Lovin established his reputation as one of the nation's foremost Christian ethicists while a professor of ethics at the University of Chicago. He is the author of three books: Christian Faith and Public Choices: The Social Ethics of Barth, Brunner, and Bonhoeffer (Fortress Press, 1984), Reinhold Niebuhr and Christian Realism (Cambridge University Press, 1995), and Christian Ethics: An Essential Guide (Abingdon Press, 2000). He has authored and co-edited several books, articles and major publications, including a professional volume of essays, Cosmogony and Ethical Order: New Studies in Comparative Ethics (University of Chicago Press, 1985).

While at the University of Chicago in the early 1980s, he was director of the Project on Religion and American Public Life. He has served on the editorial boards of The Journal of Religious Ethics and the Journal of Religion . He was co-editor of the Library of Theological Ethics. Since 1991 he has been editor-at-large for the magazine, The Christian Century. In 1987 he was named a Guggenheim Fellow. He also is the past president of the Society of Christian Ethics.

An ordained minister in the United Methodist Church (UMC), Lovin has been active in the life and leadership of the Methodist Church for more than 20 years. He is currently president of the Association of United Methodist Theological Schools and serves on an advisory committee for the Russia United Methodist Theological Seminary. A native of Illinois, Lovin holds a bachelor's degree in philosophy from Northwestern University and a graduate degree in divinity (B.D.) and a Ph.D. in religious ethics from Harvard University.

As dean of Perkins, Lovin has overseen the renovation of Perkins Chapel, hired seven new faculty members, established satellite programs in Houston and Galveston in which he also teaches, raised $14 million in gifts, and forged a positive and strong relationship between the school and the UMC. In addition, he has continued to write, research and teach courses on moral theology and an introduction to theology to divinity students and the core seminar for Ph.D. students in SMU's Department of Religious Studies in Dedman College.

His plans for the Maguire Chair are to continue the tradition of teaching ethics across the disciplines and professions, including SMU's schools of law and business. Lovin also hopes to use his background in comparative ethics to contribute to the university's courses and programs on globalization. His predecessor, May, says he is pleased that Lovin will continue to use the Maguire Chair as a platform for public discourse in ethics.

"He is first rate scholar and a wonderful speaker.

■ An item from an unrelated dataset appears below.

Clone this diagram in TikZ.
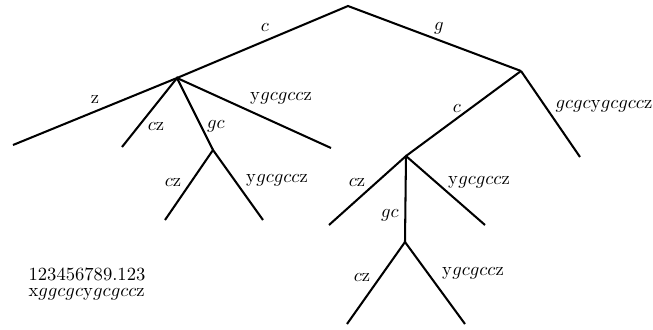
\documentclass[tikz,border=0pt]{standalone}
\begin{document}
\begin{tikzpicture}[x=0.5376pt,y=-0.5376pt,
  edge/.style={line width=1.1pt},
  lbl/.style={inner sep=0pt,font=\normalsize}]
\useasboundingbox (0,0) rectangle (653,329);
% nodes
\coordinate (R) at (348,6);
\coordinate (A) at (177,78);
\coordinate (B) at (521,71);
\coordinate (Lz) at (13,145);
\coordinate (Lcz) at (122,147);
\coordinate (C) at (213,150);
\coordinate (Ly) at (331,148);
\coordinate (C1) at (165,220);
\coordinate (C2) at (263,220);
\coordinate (D) at (406,156);
\coordinate (Lg) at (580,157);
\coordinate (D1) at (329,225);
\coordinate (D2) at (485,225);
\coordinate (E) at (405,242);
\coordinate (E1) at (347,324);
\coordinate (E2) at (465,324);
% edges
\draw[edge] (A) -- (R) -- (B);
\draw[edge] (Lz) -- (A) -- (Ly);
\draw[edge] (Lcz) -- (A) -- (C);
\draw[edge] (C1) -- (C) -- (C2);
\draw[edge] (B) -- (D);
\draw[edge] (B) -- (Lg);
\draw[edge] (D1) -- (D) -- (D2);
\draw[edge] (D) -- (E);
\draw[edge] (E1) -- (E) -- (E2);
% labels
\node[lbl] (lc) at (265,27) {$c$};
\node[lbl] (lg) at (439,28) {$g$};
\node[lbl] (lz) at (95,99) {z};
\node[lbl] (lcz) at (156,126) {$c\mathrm{z}$};
\node[lbl] (lgc) at (216,126) {$gc$};
\node[lbl] (ly) at (281,98) {$\mathrm{y}gcgcc\mathrm{z}$};
\node[lbl] (lcz2) at (173,182) {$c\mathrm{z}$};
\node[lbl] (ly2) at (277,180) {$\mathrm{y}gcgcc\mathrm{z}$};
\node[lbl] (lc3) at (457,108) {$c$};
\node[lbl] (lgg) at (604,106) {$gcgc\mathrm{y}gcgcc\mathrm{z}$};
\node[lbl] (lcz3) at (357,182) {$c\mathrm{z}$};
\node[lbl] (ly3) at (479,182) {$\mathrm{y}gcgcc\mathrm{z}$};
\node[lbl] (lgc3) at (390,215) {$gc$};
\node[lbl] (lcz4) at (362,277) {$c\mathrm{z}$};
\node[lbl] (ly4) at (473,273) {$\mathrm{y}gcgcc\mathrm{z}$};
\node[lbl, align=left] (t) at (87,284)
  {123456789.123\\[-3.4pt]x$ggcgc\mathrm{y}gcgcc$z};
\end{tikzpicture}
\end{document}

I am honored that he will be a successor to the chair," May said.

The Maguire Chair in Ethics was established in 1983 with a gift from Cary Maguire, chairman, president and CEO of Maguire Oil Company and a former SMU trustee. In announcing the gift, Maguire said that he was interested in ensuring that a dialogue on ethics be part of a university education. Toward that goal he established the Cary M. Maguire Center for Ethics and Public Responsibility in 1995.

A graduate of the Wharton School of Finance at the University of Pennsylvania, Maguire has been a longtime supporter of SMU. He donated funds for the establishment of the Maguire Oil and Gas Institute in the Edwin L. Cox School of Business in 1975. In addition to the Maguire Chair in Ethics, he has endowed the Cary M. Maguire Professorship in Oil and Gas Management in the Cox School of Business. He also has provided funds for one of the two buildings in the business school; it was named the Maguire Building in his honor. In 1989, he established the "The Ideas for Education: the Maguire Awards," a university program that rewards SMU faculty, staff and students for productivity gains.